Dans sa propre étude sur 300 apprentis Migros, M. Siegenthaler est arrivé à la conclusion que les notes obtenues à l'école obligatoire avaient un certain pouvoir prédictif sur l'apprentissage (mesuré par les notes obtenues à l'école professionnelle, le taux d'abandon de l'apprentissage et les absences non justifiées à l'école professionnelle). Le test d'aptitude Multicheck utilisé par certaines entreprises à des fins de standardisation ne présentait plus de valeur prévisionnelle supplémentaire après la prise en compte des notes de l'école primaire. L'étude ne permet toutefois pas de tirer une synthèse concluante.
Ce que font les entreprises
D'après les enquêtes et les questions ciblées posées aux représentants, les employeurs nourrissent parfois une approche très différente des notes dans la sélection des apprentis. Voici quelques tendances. Premièrement: dans les grandes entreprises avec de nombreux candidats et des places d'apprentissage relativement exigeantes, les mauvaises notes sont souvent l'un des premiers critères d'exclusion afin de limiter les efforts de sélection. Deuxièmement: les petites entreprises qui n'ont que quelques places d'apprentissage et peu de candidats regardent également les candidats avec des certificats moins bons et misent souvent avant tout sur les stages d'initiation. Mais les PME ne veulent pas non plus d'apprentis ayant de très mauvaises notes à l'école, car cela augmente le risque de problèmes à l'école professionnelle et donc le risque d'abandon de l'apprentissage.

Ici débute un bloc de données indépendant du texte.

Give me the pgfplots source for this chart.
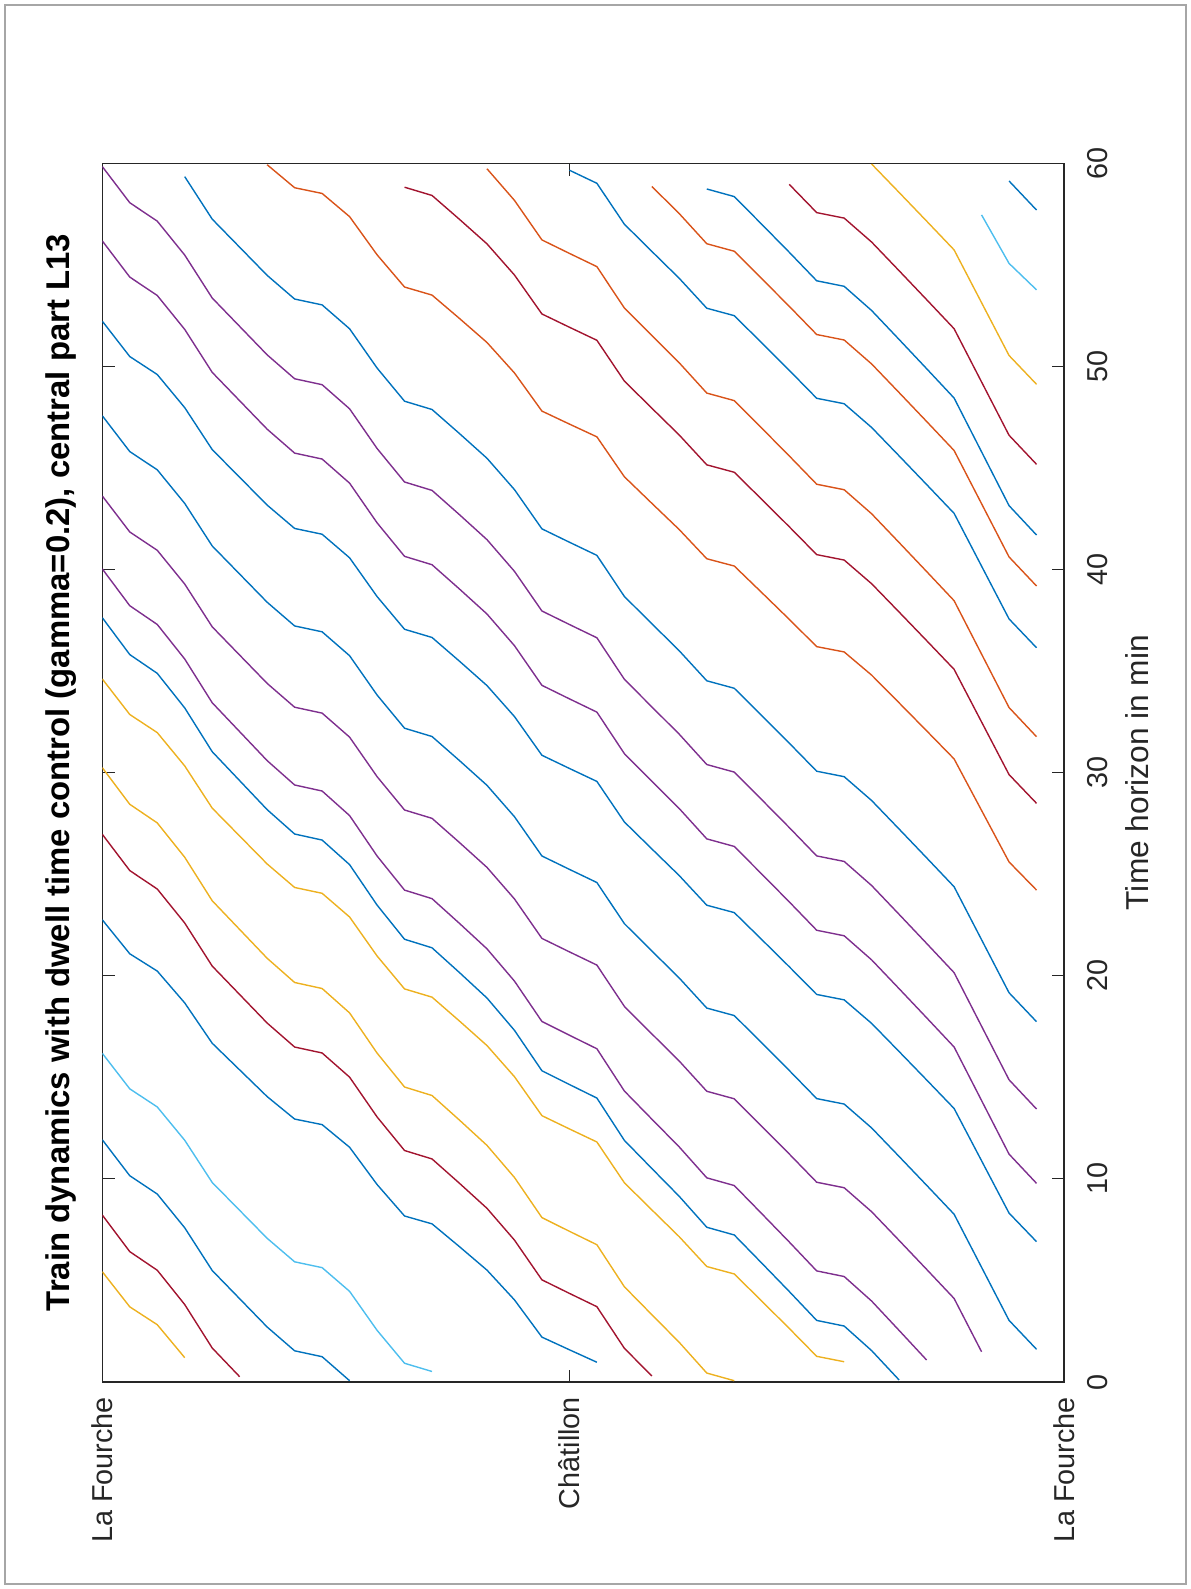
\documentclass[border=0pt]{standalone}
\usepackage{pgfplots}
\pgfplotsset{compat=1.18}
\usepackage{pgfplotstable}
\usepackage{fontspec}
\setmainfont{Liberation Sans}
\definecolor{mblue}{RGB}{0,114,189}
\definecolor{morange}{RGB}{217,83,25}
\definecolor{myellow}{RGB}{237,177,32}
\definecolor{mpurple}{RGB}{126,47,142}
\definecolor{mlightblue}{RGB}{77,190,238}
\definecolor{mdarkred}{RGB}{162,20,47}
\definecolor{axgray}{RGB}{38,38,38}
% running-time profile: minutes after passing node 34
\pgfplotstableread{
node P
34 0
33 1.43
32 4.05
31 6.67
30 8.10
29 9.52
28 10.93
27 12.11
26 12.38
25 13.77
24 15.13
23 16.48
22 16.85
21 18.33
20 19.67
19 21.02
18 23.05
17 23.70
16 24.36
15 26.30
14 27.85
13 29.07
12 30.26
11 30.67
10 32.31
9 34.25
8 35.43
7 35.72
6 36.89
5 38.28
4 39.67
3 41.77
2 43.43
1 44.33
0 46.10
}\profile
\newcommand{\train}[3]{\addplot[#1] table[x=node, y expr={#2+#3*\thisrow{P}}] {\profile};}
\begin{document}
\begin{tikzpicture}
\useasboundingbox (-51.15bp,-103.5bp) rectangle (544.35bp,691bp);
\draw[gray!70, line width=0.6bp] (-48.65bp,-101bp) rectangle (541.85bp,688.5bp);
\begin{axis}[
  at={(0,0)}, anchor=south west, scale only axis,
  width=480.85bp, height=609.35bp,
  xmin=0, xmax=35, ymin=0, ymax=60,
  xtick={0,17,35}, xticklabels={La Fourche,Châtillon,La Fourche},
  ytick={0,10,20,30,40,50,60},
  xtick pos=both, ytick pos=both, yticklabel pos=right,
  tick align=inside, major tick length=6.25bp,
  axis line style={axgray, line width=0.55bp},
  every tick/.style={axgray, line width=0.55bp},
  tick label style={font=\fontsize{14.45}{17}\selectfont, text=axgray},
  xticklabel style={rotate=90, anchor=east, inner xsep=7.3bp, inner ysep=0pt},
  yticklabel style={rotate=90, anchor=north, inner ysep=11.3bp, inner xsep=0pt},
  /pgf/number format/assume math mode=true,
  restrict y to domain=0:60,
  every axis plot/.append style={line width=0.7bp},
]
\train{myellow}{-39.61}{0.977}
\train{mdarkred}{-38.71}{1.018}
\train{mblue}{-34.22}{1.001}
\train{mlightblue}{-29.41}{0.989}
\train{mblue}{-20.81}{0.945}
\train{mdarkred}{-19.55}{1.009}
\train{myellow}{-16.73}{1.019}
\train{myellow}{-10.98}{0.989}
\train{mblue}{-9.67}{1.026}
\train{mpurple}{-7.22}{1.025}
\train{mpurple}{-2.57}{1.002}
\train{mblue}{1.61}{0.997}
\train{mblue}{6.91}{0.983}
\train{mpurple}{9.78}{1.0065}
\train{mpurple}{13.44}{1.0065}
\train{mblue}{17.74}{0.996}
\train{morange}{24.22}{0.968}
\train{mdarkred}{28.49}{0.989}
\train{morange}{31.77}{1.004}
\train{mblue}{36.15}{0.992}
\train{morange}{39.19}{1.0}
\train{mblue}{41.70}{1.011}
\train{mdarkred}{45.18}{1.001}
\train{myellow}{49.12}{0.992}
\addplot[mlightblue, restrict y to domain=0:58] table[x=node, y expr={53.77+0.911*\thisrow{P}}] {\profile};
\train{mblue}{57.70}{1.0}
\end{axis}
\node[rotate=90, anchor=base, font=\bfseries\fontsize{16.5}{19}\selectfont] at (-16.5bp,304.7bp)
  {Train dynamics with dwell time control (gamma=0.2), central part L13};
\node[rotate=90, anchor=base, text=axgray, font=\fontsize{15.9}{19}\selectfont] at (522.85bp,304.7bp)
  {Time horizon in min};
\end{tikzpicture}
\end{document}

Troisièmement: certaines entreprises utilisent des tests d'aptitude standardisés externes, tels que Multicheck, en complément des certificats scolaires. Selon une enquête menée par l'Institut fédéral des hautes études en formation professionnelle auprès de quelque 5 700 entreprises pour l'année d'apprentissage 2016/17, 38% de toutes les entreprises ont utilisé des tests d'aptitude externes et plus de la moitié utilisent des tests d'aptitude externes et/ou propres. Pour les grandes entreprises, ces taux sont encore nettement plus élevés. Quatrièmement: les employeurs espèrent que les profils d'exigences scolaires établis en collaboration avec les autorités pour les différentes professions donneront à l'avenir aux écoles primaires des garde-fous pour endiguer la diversité dans la rigueur des notes. Et cinquièmement: les employeurs n'appellent pas à l'abolition des notes.